Despite being one of the NBA’s very best players, Kevin Durant has often been criticized by fans, and his habit of jumping from team to team every few years is the biggest reason why.
After the Brooklyn Nets traded Kyrie Irving to the Dallas Mavericks, Durant quickly asked to be traded himself, and the Brooklyn Nets granted his wish, sending him to the Phoenix Suns.
Despite the haranguing he has to deal with, Durant says he thinks it’s good that superstars can demand trades and dictate where they want to play whenever they want.
Suns’ Kevin Durant says trade requests are “great for the league” despite criticism: “Teams have been trading players and making acquisitions for a long time. Now a player can dictate where he wants to go, leave in free agency or demand a trade, it’s just part of the game now.” pic.twitter.com/zyzphfrp2f
— Ben Golliver (@BenGolliver) February 18, 2023
Durant first asked the Nets to move him last summer, and the Suns were the one team he was most linked to at the time.

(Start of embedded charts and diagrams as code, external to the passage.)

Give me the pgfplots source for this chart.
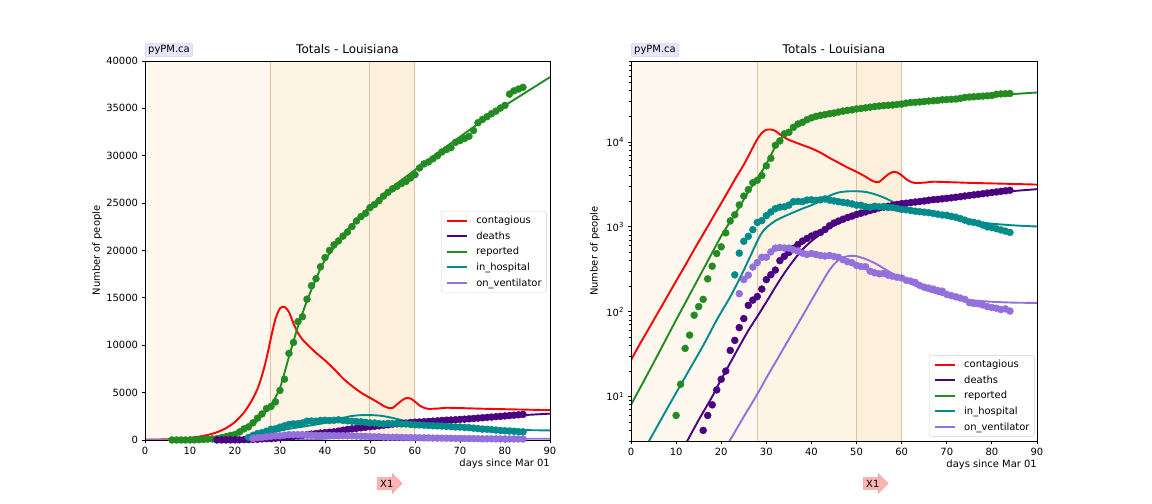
\documentclass[border=0pt]{standalone}
\usepackage{fontspec}
\setmainfont{DejaVu Sans}
\usepackage{pgfplots}
\pgfplotsset{compat=1.18}
\usepackage{pgfplotstable}
\usetikzlibrary{shapes.arrows}

\definecolor{cRed}{HTML}{FF0000}
\definecolor{cDeath}{HTML}{4B0082}
\definecolor{cRep}{HTML}{228B22}
\definecolor{cHosp}{HTML}{008B8B}
\definecolor{cVent}{HTML}{9370DB}
\definecolor{regA}{HTML}{FEF8EF}
\definecolor{regB}{HTML}{FDF4E3}
\definecolor{regC}{HTML}{FCEFDC}
\definecolor{regLine}{HTML}{DCC29E}
\definecolor{lavbg}{HTML}{E6E6FA}
\definecolor{lavbd}{HTML}{C8C8EE}
\definecolor{arrfill}{HTML}{FFB3B3}
\definecolor{arrdraw}{HTML}{E89C9C}

\newcommand{\lf}{\fontsize{10}{12}\selectfont}

% ---------------- data (points) ----------------
\pgfplotstableread{
d v
6 1
7 1
8 1
9 1
10 6
11 14
12 37
13 53
14 91
15 115
16 140
17 244
18 344
19 485
20 582
21 850
22 1176
23 1388
24 1814
25 2305
26 2746
27 3315
28 3540
29 4025
30 5237
31 6424
32 9150
33 10297
34 12496
35 13010
36 14867
37 16284
38 17030
39 18283
40 19253
41 20014
42 20595
43 21016
44 21518
45 21951
46 22532
47 23118
48 23580
49 23928
50 24523
51 24854
52 25258
53 25739
54 26140
55 26512
56 26773
57 27068
58 27286
59 27660
60 28001
61 28711
62 29140
63 29340
64 29673
65 29996
66 30399
67 30652
68 30855
69 31417
70 31600
71 31815
72 32050
73 32662
74 33489
75 33837
76 34117
77 34432
78 34709
79 35038
80 35316
81 36504
82 36850
83 37040
84 37220
}\repdata

\pgfplotstableread{
d v
16 4
17 6
18 8
19 12
20 16
21 20
22 35
23 46
24 65
25 83
26 119
27 137
28 151
29 185
30 239
31 273
32 310
33 400
34 450
35 500
36 560
37 620
38 680
39 730
40 780
41 820
42 860
43 930
44 1030
45 1110
46 1170
47 1230
48 1290
49 1340
50 1400
51 1450
52 1500
53 1560
54 1610
55 1670
56 1710
57 1750
58 1790
59 1840
60 1880
61 1900
62 1930
63 1960
64 1990
65 2020
66 2060
67 2090
68 2110
69 2140
70 2170
71 2200
72 2235
73 2270
74 2310
75 2345
76 2385
77 2420
78 2460
79 2500
80 2540
81 2580
82 2620
83 2660
84 2700
}\deathdata

\pgfplotstableread{
d v
23 272
24 490
25 676
26 773
27 927
28 1127
29 1185
30 1355
31 1498
32 1639
33 1707
34 1726
35 1803
36 1981
37 1996
38 1983
39 2067
40 2084
41 2054
42 2084
43 2134
44 2067
45 2025
46 1978
47 1943
48 1914
49 1864
50 1803
51 1796
52 1727
53 1700
54 1748
55 1725
56 1736
57 1690
58 1690
59 1650
60 1610
61 1590
62 1560
63 1530
64 1510
65 1490
66 1470
67 1440
68 1410
69 1380
70 1370
71 1330
72 1300
73 1250
74 1200
75 1150
76 1130
77 1100
78 1050
79 1000
80 980
81 950
82 920
83 890
84 860
}\hospdata

\pgfplotstableread{
d v
24 163
25 239
26 270
27 336
28 380
29 438
30 439
31 507
32 561
33 571
34 563
35 561
36 537
37 519
38 490
39 473
40 485
41 474
42 461
43 453
44 460
45 448
46 438
47 410
48 388
49 378
50 351
51 341
52 339
53 300
54 288
55 280
56 283
57 270
58 262
59 255
60 250
61 235
62 230
63 222
64 205
65 195
66 190
67 185
68 178
69 175
70 160
71 155
72 150
73 145
74 140
75 128
76 125
77 124
78 120
79 115
80 112
81 110
82 106
83 108
84 102
}\ventdata

% ---------------- model curves ----------------
\pgfplotstableread{
d v
0 27
2 42
4 64
6 98
8 150
10 230
12 350
14 540
16 820
18 1250
20 1900
22 2900
23 3600
24 4400
25 5400
26 6800
27 8600
28 10800
29 12800
30 13900
31 14050
32 13500
33 12300
34 11300
35 10600
36 10100
38 9200
40 8400
42 7500
44 6500
46 5700
48 5000
50 4450
52 3900
53 3600
54 3400
55 3380
56 3750
57 4150
58 4420
59 4380
60 4050
61 3650
62 3400
63 3290
65 3320
67 3400
70 3370
75 3300
80 3250
85 3200
90 3150
}\redmodel

\pgfplotstableread{
d v
0 0.2
4 0.47
8 1.1
12 2.7
15 5.3
18 10
20 16
22 25
24 39
26 60
28 88
30 130
32 195
34 285
36 400
38 540
40 680
42 820
44 970
46 1110
48 1250
50 1390
53 1560
56 1710
60 1880
65 2050
70 2200
75 2350
80 2500
85 2650
90 2780
}\deathmodel

\pgfplotstableread{
d v
0 8
5 25
10 80
15 250
20 780
22 1150
24 1700
26 2600
28 3700
30 5500
32 8800
34 12000
36 14700
38 17000
40 19000
45 22200
50 24600
55 26700
60 28500
65 30300
70 32000
75 33700
80 35300
85 36800
90 38300
}\repmodel

\pgfplotstableread{
d v
0 1.25
4 3
8 7.2
12 17
16 40
19 80
22 150
24 240
26 400
28 680
29 850
30 980
32 1180
34 1330
36 1480
38 1640
40 1800
42 2030
44 2330
46 2540
48 2620
50 2630
52 2580
54 2430
56 2220
58 1980
60 1780
62 1630
65 1470
70 1290
75 1170
80 1090
85 1040
90 1010
}\hospmodel

\pgfplotstableread{
d v
0 0.031
5 0.088
10 0.25
15 0.715
20 2.06
22 3.1
25 5.8
28 10.7
30 16.6
32 25.2
34 38.5
36 58.5
38 89
40 136
42 207
43 255
44 310
45 362
46 405
47 435
48 451
49 456
50 452
52 418
54 375
56 325
58 280
60 245
62 215
64 192
66 175
70 153
75 138
80 131
85 128
90 127
}\ventmodel

\pgfplotsset{
  covid/.style={
    scale only axis,
    anchor=south west,
    xmin=0, xmax=90,
    xtick={0,10,...,90},
    axis on top,
    tick align=outside,
    xtick pos=bottom, ytick pos=left,
    major tick length=3.5bp,
    minor tick length=2bp,
    every tick/.style={black, line width=0.8bp},
    axis line style={line width=0.8bp},
    tick label style={font=\lf},
    label style={font=\lf},
    title style={font=\fontsize{12}{14}\selectfont, at={(rel axis cs:0.5,1)}, anchor=base, yshift=2bp},
    title={Totals - Louisiana},
    xlabel={days since Mar 01},
    xlabel style={at={(rel axis cs:1,0)}, anchor=north east, yshift=-19bp, inner sep=0pt},
    ylabel={Number of people},
    /pgf/number format/assume math mode=true,
    /pgf/number format/fixed,
    /pgf/number format/1000 sep={},
    scaled ticks=false,
    legend cell align=left,
    legend style={draw=black!18, rounded corners=2.5bp, fill=white, font=\lf,
      inner xsep=5bp, inner ysep=1.5bp, column sep=8bp,
      nodes={inner sep=0bp, font=\lf}},
    legend image code/.code={%
      \path[draw=none, fill=none] (0bp,-7.8bp) rectangle (20bp,7.8bp);
      \draw[#1, line width=2bp] (0bp,0bp) -- (20bp,0bp);},
    model/.style={line width=1.9bp, smooth, tension=0.4, mark=none},
    pts/.style={only marks, mark=*, mark size=3.5bp, forget plot},
  }
}

\newcommand{\regions}{%
  \fill[regA] (rel axis cs:0,0) rectangle (rel axis cs:0.311111,1);
  \fill[regB] (rel axis cs:0.311111,0) rectangle (rel axis cs:0.555556,1);
  \fill[regC] (rel axis cs:0.555556,0) rectangle (rel axis cs:0.666667,1);
  \draw[regLine, line width=1bp] (rel axis cs:0.311111,0) -- (rel axis cs:0.311111,1);
  \draw[regLine, line width=1bp] (rel axis cs:0.555556,0) -- (rel axis cs:0.555556,1);
  \draw[regLine, line width=1bp] (rel axis cs:0.666667,0) -- (rel axis cs:0.666667,1);
}

\newcommand{\allplots}{%
  \addplot[cRed, model] table[x=d,y=v] {\redmodel};
  \addlegendentry{\lf contagious}
  \addplot[cDeath, model] table[x=d,y=v] {\deathmodel};
  \addlegendentry{\lf deaths}
  \addplot[cRep, model] table[x=d,y=v] {\repmodel};
  \addlegendentry{\lf reported}
  \addplot[cHosp, model] table[x=d,y=v] {\hospmodel};
  \addlegendentry{\lf in\_hospital}
  \addplot[cVent, model] table[x=d,y=v] {\ventmodel};
  \addlegendentry{\lf on\_ventilator}
  \addplot[cRep, pts] table[x=d,y=v] {\repdata};
  \addplot[cDeath, pts] table[x=d,y=v] {\deathdata};
  \addplot[cHosp, pts] table[x=d,y=v] {\hospdata};
  \addplot[cVent, pts] table[x=d,y=v] {\ventdata};
}

\begin{document}
\begin{tikzpicture}
\path[use as bounding box] (0,0) rectangle (1152bp,504bp);

% ---------- left: linear ----------
\begin{axis}[covid,
  at={(145bp,64bp)}, width=405bp, height=379bp,
  ymin=0, ymax=40000,
  ytick={0,5000,...,40000},
  ylabel style={at={(axis description cs:-0.1185,0.5)}, anchor=center},
  legend style={at={(rel axis cs:0.731,0.604)}, anchor=north west},
]
\regions
\allplots
\end{axis}

% ---------- right: log ----------
\begin{axis}[covid,
  at={(631bp,63bp)}, width=406bp, height=380bp,
  ymode=log, ymin=3, ymax=90000,
  ytick={10,100,1000,10000},
  yticklabels={10\textsuperscript{1},10\textsuperscript{2},10\textsuperscript{3},10\textsuperscript{4}},
  minor ytick={3,4,5,6,7,8,9,20,30,40,50,60,70,80,90,200,300,400,500,600,700,800,900,2000,3000,4000,5000,6000,7000,8000,9000,20000,30000,40000,50000,60000,70000,80000,90000},
  ylabel style={at={(axis description cs:-0.0887,0.5)}, anchor=center},
  legend style={at={(rel axis cs:0.734,0.226)}, anchor=north west},
]
\regions
\allplots
\end{axis}

% ---------- decorations ----------
\node[anchor=south west, fill=lavbg, draw=lavbd, rounded corners=2bp, inner xsep=3bp, inner ysep=2bp,
      font=\fontsize{10}{11}\selectfont] at (145bp,447bp) {pyPM.ca};
\node[anchor=south west, fill=lavbg, draw=lavbd, rounded corners=2bp, inner xsep=3bp, inner ysep=2bp,
      font=\fontsize{10}{11}\selectfont] at (631bp,447bp) {pyPM.ca};

\node[single arrow, draw=arrdraw, fill=arrfill, minimum height=25bp, single arrow head extend=4bp,
      inner sep=2bp, anchor=west, font=\lf] at (377bp,20.5bp) {X1};
\node[single arrow, draw=arrdraw, fill=arrfill, minimum height=25bp, single arrow head extend=4bp,
      inner sep=2bp, anchor=west, font=\lf] at (863bp,20.5bp) {X1};
\end{tikzpicture}
\end{document}
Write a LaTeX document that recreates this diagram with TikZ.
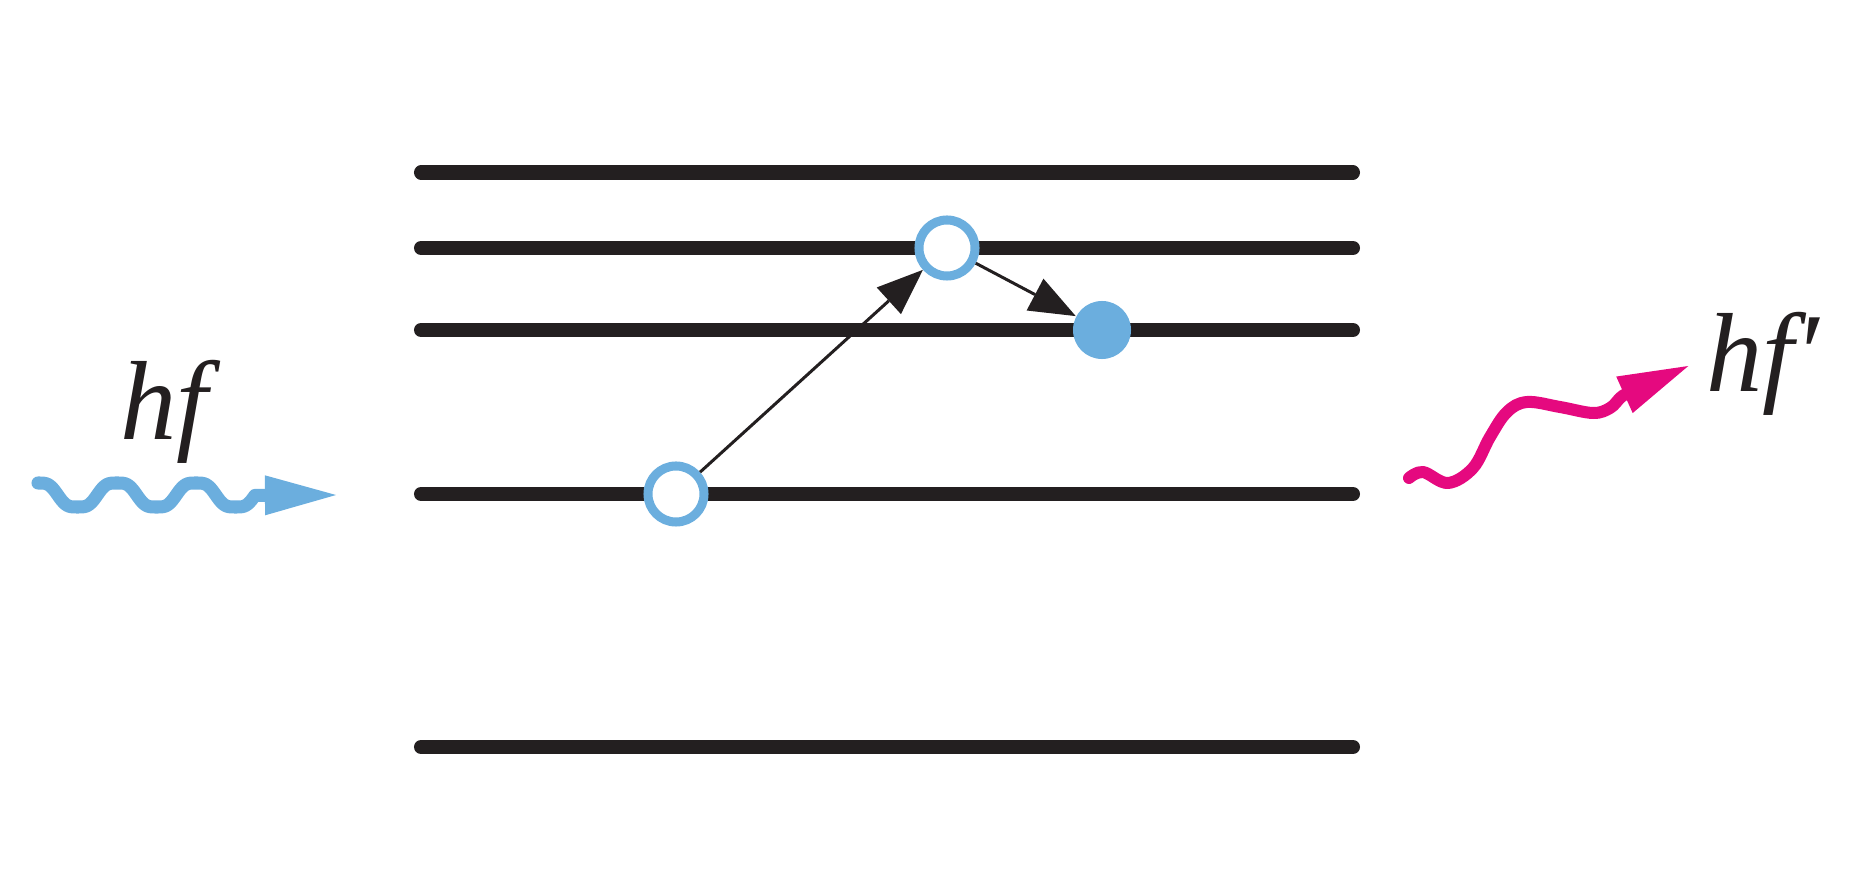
\documentclass[tikz,border=0pt]{standalone}
\usepackage{fontspec}
\setmainfont{Liberation Serif}
\usetikzlibrary{arrows.meta}
\definecolor{lvlblack}{HTML}{231F20}
\definecolor{eblue}{HTML}{6BAEDE}
\definecolor{phpink}{HTML}{E5097F}
\begin{document}
\begin{tikzpicture}[x=0.01cm,y=-0.01cm,
  level/.style={draw=lvlblack, line width=0.14cm, line cap=round},
  hole/.style={circle, draw=eblue, fill=white, line width=0.09cm, minimum size=0.56cm, inner sep=0pt},
  electron/.style={circle, fill=eblue, minimum size=0.58cm, inner sep=0pt},
  jump/.style={draw=lvlblack, line width=0.03cm, -{Triangle[length=0.46cm, width=0.36cm, line width=0pt]}},
  photonlabel/.style={font=\fontsize{32}{32}\selectfont\itshape, text=lvlblack, anchor=base west, inner sep=0pt},
  bluephoton/.style={draw=eblue, line width=0.13cm, line cap=round, line join=round, -{Triangle[length=0.71cm, width=0.40cm, line width=0pt]}},
  pinkphoton/.style={draw=phpink, line width=0.12cm, line cap=round, line join=round, -{Triangle[length=0.70cm, width=0.40cm, line width=0pt]}}
]
\useasboundingbox (0,0) rectangle (1853,888);
% energy levels
\coordinate (L1w) at (421,172.5); \coordinate (L1e) at (1353,172.5);
\coordinate (L2w) at (421,248);   \coordinate (L2e) at (1353,248);
\coordinate (L3w) at (421,330);   \coordinate (L3e) at (1353,330);
\coordinate (L4w) at (421,494);   \coordinate (L4e) at (1353,494);
\coordinate (L5w) at (421,747);   \coordinate (L5e) at (1353,747);
\draw[level] (L1w) -- (L1e);
\draw[level] (L2w) -- (L2e);
\draw[level] (L3w) -- (L3e);
\draw[level] (L4w) -- (L4e);
\draw[level] (L5w) -- (L5e);
% electrons / holes
\node[hole] (c1) at (676,494) {};
\node[hole] (c2) at (947,248) {};
\node[electron] (c3) at (1102,330) {};
\draw[jump] (c1) -- (c2);
\draw[jump] (c2) -- (c3);
% incoming photon
\coordinate (bluetip) at (336,495);
\draw[bluephoton] plot[domain=0:217, samples=120, smooth] ({\x+38},{495-13.5*(cos(4.557*\x)-cos(13.671*\x)/9)}) -- (bluetip);
\node[photonlabel] (hf) at (120,440) {hf};
% outgoing photon
\coordinate (pinktip) at (1688.3,366);
\draw[pinkphoton] plot[smooth, tension=0.6] coordinates {(1409,478) (1423,472) (1448,483) (1473,468) (1490,437) (1507,412) (1527,402) (1560,407) (1593,413) (1610,408) (1620,398) (1624,395)} -- (pinktip);
\node[photonlabel] (hfp) at (1706,392) {hf′};
\end{tikzpicture}
\end{document}
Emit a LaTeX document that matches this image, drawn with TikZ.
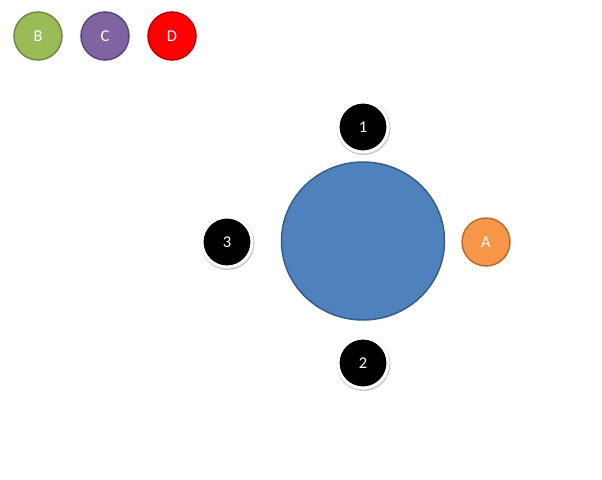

Now they will have a stacked starting lineup that also includes future Hall of Fame point guard Chris Paul, star shooting guard Devin Booker and center Deandre Ayton.
However, the question is whether they will have enough depth, not to mention defense, to win the NBA championship after giving up 3-and-D wing Mikal Bridges and key reserve Cameron Johnson in the Durant deal.
The “player empowerment” phenomenon of the past decade or so has been a polarizing topic around the NBA, and while it is good for a superstar that is stuck on a bad or mediocre team to be able to move to a winning team, superstars that switch teams ever few years as Durant does can be problematic.
In 2016, he joined the already-loaded Golden State Warriors as a free agent, and they won the next two world titles — only to lose him in 2019, forcing them to spend a couple of years reshuffling their deck.
When Durant teamed up with Irving in Brooklyn afterward, everyone proclaimed their new team as the league’s next transcendent squad, but it failed to even reach the Eastern Conference Finals.
If Durant doesn’t get the Suns their first Larry O’Brien Trophy, the criticism he receives will only get louder.